> **Dataset excerpt**:
BEGIN
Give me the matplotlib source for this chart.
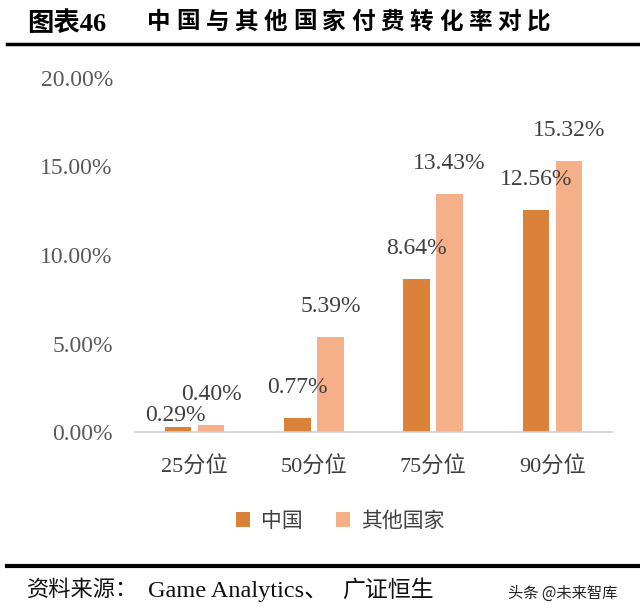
import numpy as np
import matplotlib.pyplot as plt
from matplotlib.lines import Line2D

plt.rcParams['font.family'] = ['Liberation Serif', 'Noto Sans CJK SC', 'DejaVu Sans']

categories = ['25分位', '50分位', '75分位', '90分位']
china = [0.29, 0.77, 8.64, 12.56]
others = [0.40, 5.39, 13.43, 15.32]
series_names = ['中国', '其他国家']
yticks = [0, 5, 10, 15, 20]

W, H = 640, 616
fig = plt.figure(figsize=(W / 100, H / 100), dpi=100)
ax = fig.add_axes([135 / W, 1 - 432 / H, 477 / W, 354 / H])

x = np.arange(len(categories))
bw = 0.222
off = 0.138
c_china = '#DA813A'
c_other = '#F5B08A'
b1 = ax.bar(x - off, china, bw, color=c_china, label=series_names[0])
b2 = ax.bar(x + off, others, bw, color=c_other, label=series_names[1])

ax.set_xlim(-0.5, 3.5)
ax.set_ylim(0, 20)
ax.set_yticks(yticks)
ax.set_yticklabels([f'{v:.2f}%' for v in yticks], fontsize=17, color='#595959')
ax.set_xticks(x)
ax.set_xticklabels(categories, fontsize=16, color='#404040')
ax.tick_params(axis='y', length=0, pad=16)
ax.tick_params(axis='x', length=0, pad=18)
for s in ['top', 'right', 'left']:
    ax.spines[s].set_visible(False)
ax.spines['bottom'].set_color('#D0D0D0')
ax.spines['bottom'].set_linewidth(1.2)

# data labels
for bars, vals in [(b1, china), (b2, others)]:
    for rect, v in zip(bars, vals):
        dx, dy = 0, 22
        if v == 0.29:
            dx, dy = -2, 8.5
        ax.annotate(f'{v:.2f}%', (rect.get_x() + rect.get_width() / 2, v),
                    xytext=(dx, dy), textcoords='offset points',
                    ha='center', va='center', fontsize=17, color='#404040')

# legend
fig.legend(handles=[b1, b2], labels=series_names, loc='center',
           bbox_to_anchor=(340 / W, 1 - 522 / H), ncol=2, frameon=False,
           fontsize=15, handlelength=0.7, handleheight=0.7,
           handletextpad=0.5, columnspacing=1.6, labelcolor='#404040')

# title
fig.text(27 / W, 1 - 23 / H, '图表46', fontsize=19, fontweight='bold',
         ha='left', va='center', color='black')
title = '中国与其他国家付费转化率对比'
for i, ch in enumerate(title):
    fig.text((147 + 29.2 * i) / W, 1 - 23 / H, ch, fontsize=17,
             fontweight='bold', ha='left', va='center', color='black')
fig.add_artist(Line2D([7 / W, 1], [1 - 44 / H] * 2, color='black', lw=2.5))

# footer
fig.add_artist(Line2D([7 / W, 1], [1 - 566 / H] * 2, color='black', lw=3))
fig.text(27 / W, 1 - 591 / H, '资料来源：', fontsize=16,
         ha='left', va='center', color='#111111')
fig.text(148 / W, 1 - 591 / H, 'Game Analytics、', fontsize=17.5,
         ha='left', va='center', color='#111111')
fig.text(342 / W, 1 - 591 / H, '广证恒生', fontsize=16.5,
         ha='left', va='center', color='#111111')
fig.text(508 / W, 1 - 593 / H, '头条 @未来智库', fontsize=11,
         family=['Noto Sans CJK SC', 'DejaVu Sans'],
         ha='left', va='center', color='#222222')

fig.savefig('out.png', dpi=100)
END
> **Exercise prompt**: Write out an exact copy of the listing, first line through the line containing "b2 = ax.bar(x", with the pictures left out.

> **Solution to this exercise**:
Give me the matplotlib source for this chart.
import numpy as np
import matplotlib.pyplot as plt
from matplotlib.lines import Line2D

plt.rcParams['font.family'] = ['Liberation Serif', 'Noto Sans CJK SC', 'DejaVu Sans']

categories = ['25分位', '50分位', '75分位', '90分位']
china = [0.29, 0.77, 8.64, 12.56]
others = [0.40, 5.39, 13.43, 15.32]
series_names = ['中国', '其他国家']
yticks = [0, 5, 10, 15, 20]

W, H = 640, 616
fig = plt.figure(figsize=(W / 100, H / 100), dpi=100)
ax = fig.add_axes([135 / W, 1 - 432 / H, 477 / W, 354 / H])

x = np.arange(len(categories))
bw = 0.222
off = 0.138
c_china = '#DA813A'
c_other = '#F5B08A'
b1 = ax.bar(x - off, china, bw, color=c_china, label=series_names[0])
b2 = ax.bar(x + off, others, bw, color=c_other, label=series_names[1])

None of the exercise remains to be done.